27 November 2010

The day Abdulwahab Al-Essa became an internet douchebag


Last Thursday, Abdulwahab Al-Essa, one of Alwatan's main news anchors/Alwatan daily columnist tweeted an insult following (or during, not really sure) the Saudi-Kuwait football game.

The insult, بقايا حجاج, is one tribal Saudis often use to taunt Saudis from the Hijaz (eastern) region. Alessa then tweeted two other mundane tweets and called it a day.

Saudis were livid and rightly so. Some on twitter demanded an apology but all they got was a day later, Alessa deleted that tweet and protected his profile.

The next day , Abdullah Wabran, a Kuwaiti sports commentator, apologized to the Saudis and said Alessa doesn't represent Kuwait (obviously). It's rumored that MP Marzoug Alghanim also apologized.

As much as I find his tweet inexcusable, the actions that followed magnified his words 100x.
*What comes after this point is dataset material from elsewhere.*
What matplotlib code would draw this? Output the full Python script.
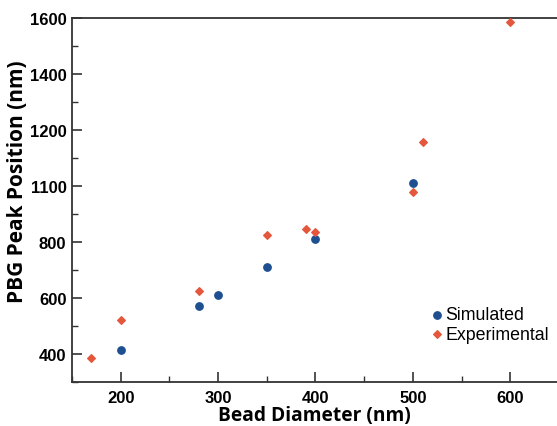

Let's go through a few internet rules Al-essa forgot:

1) The internet is a public place/echo chamber. Whatever you say is open to everyone else, even with a private profile, and will be repeated a bazillion times.
2) The internet demands immediate action. Allowing the tweet to go undeleted for the amount of time it did was one of the mistakes he made.
3) The internet is forever. Google doesn't forget. Abdulwahab Alessa's name search results will bring up this insult forever.
4) Take control of your narrative as soon as possible. He should've issued an apology and press release IMMEDIATELY following the incident. It's two days later and he still hasn't apologized. Douchey move. He still hasn't sent out a press release.
5) You can only have one identity on the internet. You're either a news man or a stupid kid who can't handle the consequences of his actions. You can't be both.

Abdulwahab may be young but hiding behind his mother's skirt right now isn't doing him any favors.